D'ailleurs, poursuit-il, comment des fractions libanaises peuvent-elles soutenir que la 1559 est désormais hors de propos, alors que de ses multiples mesures, seul le retrait des troupes syriennes a pris corps ? Les Israéliens, également concernés, sont toujours là, au Sud. L'on ne peut oublier non plus que la 1559, qui ordonnait une présidentielle dans les règles constitutionnelles et sans immixtion étrangère, a été foulée aux pieds le lendemain de sa promulgation par la reconduction du mandat d'Émile Lahoud. Plus avant, la résolution exige « le respect absolu de la souveraineté, de la sûreté régionale, de l'unité comme de l'indépendance politique du Liban, sous la seule autorité de son gouvernement et sans rival, sur l'ensemble du territoire libanais ». Des dispositions restées lettre morte, autant que la dissolution des milices libanaises et non libanaises que la 1559 édicte également. À ce propos, le Hezbollah s'était déclaré pas concerné, du moment que son bras armé constitue à ses yeux une force de résistance légitime et non une milice. Une logique que les organisations armées palestiniennes, dans les camps et en dehors, reprennent évidemment à leur compte.
Le diplomate européen se demande ensuite qui est derrière la manœuvre dirigée contre la 1559. Serait-ce la Syrie ? Ce pays a considéré que la résolution le visait tout particulièrement. Et, à l'époque, ses fidèles du cru avaient accusé Rafic Hariri ainsi que Marwan Hamadé et Ghassan Salamé d'avoir initié le texte onusien. D'où, selon certains, l'assassinat de Hariri, l'attentat dont Hamadé avait réchappé à Beyrouth, où Salamé n'a plus mis les pieds par la suite. En tout cas, après la 1559, la Syrie avait tiré un trait sur les précédentes promesses faites à Rafic Hariri pour qu'il forme un nouveau gouvernement à sa guise. Il avait donc dû se récuser en précisant dans un communiqué prémonitoire qu'il devait « prendre congé auprès du Tout-Puissant du cher Liban. »

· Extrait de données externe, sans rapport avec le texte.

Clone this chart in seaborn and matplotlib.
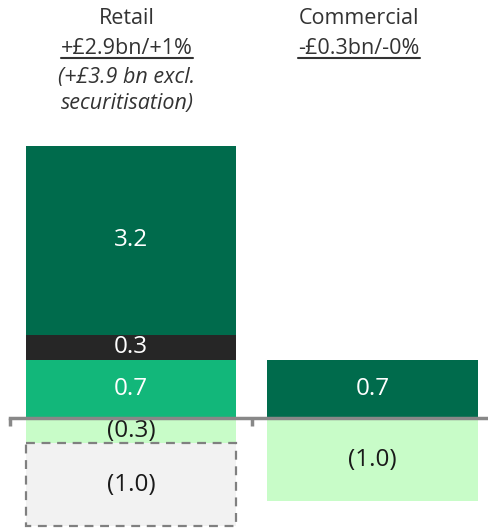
import numpy as np
import pandas as pd
import matplotlib
matplotlib.use("Agg")
import matplotlib.pyplot as plt
import seaborn as sns

sns.set_theme(style="white")
plt.rcParams['font.family'] = ['Open Sans', 'DejaVu Sans']

# ---- data ----
categories = ["Retail", "Commercial"]
# positive stack components (bottom -> top)
retail_pos = [0.7, 0.3, 3.2]
retail_pos_colors = ["#12B77A", "#262626", "#006B4C"]
retail_neg = [-0.3, -1.0]
commercial_pos = [0.7]
commercial_neg = [-1.0]
headers = ["Retail", "Commercial"]
subheaders = ["+£2.9bn/+1%", "-£0.3bn/-0%"]
retail_note = ["(+£3.9 bn excl.", "securitisation)"]


def fmt(v):
    return f"({abs(v):.1f})" if v < 0 else f"{v:.1f}"


# piecewise scale compresses the tall segment
K = 0.71
def fwd(y):
    y = np.asarray(y, dtype=float)
    return np.where(y <= 1.0, y, 1.0 + (y - 1.0) * K)
def inv(y):
    y = np.asarray(y, dtype=float)
    return np.where(y <= 1.0, y, 1.0 + (y - 1.0) / K)

W, H = 488, 532
fig = plt.figure(figsize=(W / 100, H / 100), dpi=100)
ax = fig.add_axes([0, 0, 1, (532 - 146) / 532])
ax.set_yscale('function', functions=(fwd, inv))

bw = 0.87
rows = []
bottom = 0.0
for v, c in zip(retail_pos, retail_pos_colors):
    rows.append(dict(xpos=0, val=v, base=bottom, color=c, txt="white", dashed=False))
    bottom += v
bottom = 0.0
neg_colors = ["#C8FCC8", "#F2F2F2"]
for i, v in enumerate(retail_neg):
    rows.append(dict(xpos=0, val=v, base=bottom, color=neg_colors[i], txt="#1a1a1a", dashed=(i == 1)))
    bottom += v
rows.append(dict(xpos=1, val=commercial_pos[0], base=0.0, color="#006B4C", txt="white", dashed=False))
rows.append(dict(xpos=1, val=commercial_neg[0], base=0.0, color="#C8FCC8", txt="#1a1a1a", dashed=False))

for r in rows:
    kw = dict(color=r["color"], width=bw, bottom=r["base"], linewidth=0)
    if r["dashed"]:
        kw.update(edgecolor="#808080", linewidth=1.6, linestyle=(0, (4, 3)))
    ax.bar(r["xpos"], r["val"], **kw)
    ymid = inv((fwd(r["base"]) + fwd(r["base"] + r["val"])) / 2)
    ax.text(r["xpos"], float(ymid), fmt(r["val"]), ha='center', va='center',
            color=r["txt"], fontsize=17.5)

ax.set_xlim(-131 / 241.5, (488 - 131) / 241.5)
ax.set_ylim(-1.37, 4.2)
ax.set_yticks([])
ax.set_xticks([-0.5, 0.5])
ax.set_xticklabels([])
for s in ["top", "right", "left"]:
    ax.spines[s].set_visible(False)
ax.spines["bottom"].set_position(("data", 0))
ax.spines["bottom"].set_bounds(-0.5, 1.6)
ax.spines["bottom"].set_color("#888888")
ax.spines["bottom"].set_linewidth(2.5)
ax.spines["bottom"].set_zorder(5)
ax.tick_params(axis='x', direction='out', length=6, width=2.5, color="#888888", bottom=True)
ax.set_facecolor("none")

# headers
tc = "#333333"
hx = [127 / W, 359 / W]
fs = 15.5
for i in range(2):
    fig.text(hx[i], 1 - 19 / H, headers[i], ha='center', va='center', fontsize=fs, color=tc)
    fig.text(hx[i], 1 - 48 / H, subheaders[i], ha='center', va='center', fontsize=fs, color=tc)
fig.canvas.draw()
r = fig.canvas.get_renderer()
for t in list(fig.texts):
    if t.get_text() in subheaders:
        bb = t.get_window_extent(renderer=r)
        fig.add_artist(plt.Line2D([bb.x0 / W, bb.x1 / W], [(bb.y0 + 1) / H] * 2,
                                  color=tc, linewidth=1.5))
fig.text(hx[0], 1 - 77 / H, retail_note[0], ha='center', va='center', fontsize=fs,
         color=tc, style='italic')
fig.text(hx[0], 1 - 104 / H, retail_note[1], ha='center', va='center', fontsize=fs,
         color=tc, style='italic')

fig.savefig("out.png", dpi=100, facecolor="white")
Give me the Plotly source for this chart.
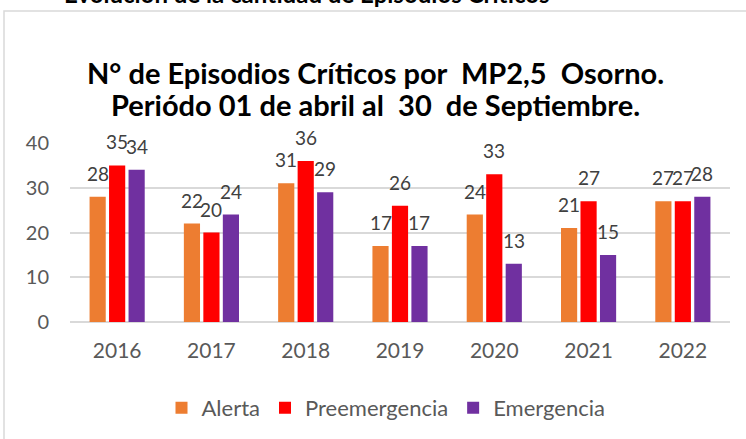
import plotly.graph_objects as go

years = ["2016", "2017", "2018", "2019", "2020", "2021", "2022"]
alerta = [28, 22, 31, 17, 24, 21, 27]
preemergencia = [35, 20, 36, 26, 33, 27, 27]
emergencia = [34, 24, 29, 17, 13, 15, 28]
series_names = ["Alerta", "Preemergencia", "Emergencia"]
colors = ["#ED7D31", "#FF0000", "#7030A0"]

font_family = "Lato, 'Liberation Sans', sans-serif"

L, R, T, B = 70, 16, 143, 117
W, H = 746, 439
pw, ph = W - L - R, H - T - B
BARGAP, GROUPGAP = 0.38, 0.17
slot = pw / len(years) * (1 - BARGAP) / len(series_names)


def px_x(x):
    return (x - L) / pw


def px_y(y):
    return (H - B - y) / ph


fig = go.Figure()
label_annotations = []
all_series = [alerta, preemergencia, emergencia]
for i, (name, vals, col) in enumerate(zip(series_names, all_series, colors)):
    fig.add_trace(go.Bar(
        x=years, y=vals, name=name,
        marker=dict(color=col, line=dict(width=0)),
        cliponaxis=False,
    ))
    for j, v in enumerate(vals):
        # category index j on the category axis
        label_annotations.append(dict(
            x=j, y=v, xref="x", yref="y", text=str(v), showarrow=False,
            xanchor="center", yanchor="bottom", yshift=10,
            xshift=(i - (len(series_names) - 1) / 2) * slot,
            font=dict(size=19, color="#404040", family=font_family),
        ))

fig.update_layout(
    width=W, height=H,
    margin=dict(l=L, r=R, t=T, b=B, autoexpand=False),
    paper_bgcolor="white", plot_bgcolor="white",
    barmode="group", bargap=BARGAP, bargroupgap=GROUPGAP,
    font=dict(family=font_family, color="#595959", size=18),
    showlegend=True,
    legend=dict(orientation="h", x=px_x(386), xanchor="center", y=px_y(408), yanchor="middle",
                font=dict(size=22, color="#595959"), itemwidth=30, traceorder="normal"),
    xaxis=dict(type="category", categoryarray=years, categoryorder="array",
               showgrid=False, showline=False, ticks="", automargin=False,
               ticklabelstandoff=14, tickfont=dict(size=21, color="#595959")),
    yaxis=dict(range=[0, 40], dtick=10, showgrid=True, gridcolor="#D9D9D9", gridwidth=1.5,
               zeroline=True, zerolinecolor="#D9D9D9", zerolinewidth=1.5, showline=False,
               ticks="", automargin=False, ticklabelstandoff=20,
               tickfont=dict(size=20, color="#595959")),
    annotations=label_annotations + [
        dict(text="<b>N° de Episodios Críticos por  MP2,5  Osorno.</b>",
             xref="paper", yref="paper", x=px_x(375), y=px_y(72),
             xanchor="center", yanchor="middle", showarrow=False,
             font=dict(size=29, color="black", family=font_family)),
        dict(text="<b>Periódo 01 de abril al  30  de Septiembre.</b>",
             xref="paper", yref="paper", x=px_x(375), y=px_y(105),
             xanchor="center", yanchor="middle", showarrow=False,
             font=dict(size=29, color="black", family=font_family)),
        dict(text="<b>Evolución de la cantidad de Episodios Críticos</b>",
             xref="paper", yref="paper", x=px_x(552), y=px_y(-7),
             xanchor="right", yanchor="middle", showarrow=False,
             font=dict(size=24, color="black", family=font_family)),
    ],
    shapes=[
        dict(type="rect", xref="paper", yref="paper",
             x0=px_x(4), x1=px_x(760), y0=px_y(460), y1=px_y(11),
             line=dict(color="#D9D9D9", width=1.5), fillcolor="rgba(0,0,0,0)", layer="below"),
    ],
)

fig.write_html("out.html", config={"displayModeBar": False},
               post_script="document.body.style.margin='0';document.body.style.overflow='hidden';")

Aujourd'hui, le général Michel Aoun, qui avait bataillé pour le retrait des troupes syriennes, se lave les mains de la 1559 en allant jusqu'à soutenir, au sujet de la dissolution des milices, que l'ONU n'a pas à se mêler de l'armement du Hezbollah, qui est une question libanaise interne. À ce propos même, les observateurs craignent que le débat sur la 1559 ne tourne au conflit au sein du Conseil des ministres et ne conditionne le sort du gouvernement dit d'union. En principe, toute décision devrait être prise à une majorité des deux tiers. Sauf que cette règle, on ne le sait que trop, a été gommée au profit de la décision prise obligatoirement à l'amiable. Mais, juridiquement, le Liban n'a pas son mot à dire car seul le Conseil de sécurité de l'ONU, qui en est l'auteur, peut abolir la 1559.
Ce qui semble d'autant moins probable que, dans la foulée, on gommerait également la 1681. Un texte qui se focalise sur le tracé des frontières entre la Syrie et le Liban, avec forte allusion à Chebaa, ainsi que sur l'établissement de relations diplomatiques entre ces deux pays. La résolution presse en outre la Syrie de prendre, à l'instar du gouvernement de Beyrouth, des mesures frontalières « contre les opérations de transfert d'armes en direction du territoire libanais. » Elle conclut en invitant les États et parties concernés « à coopérer entièrement pour la concrétisation de tous les impératifs de la 1559 ».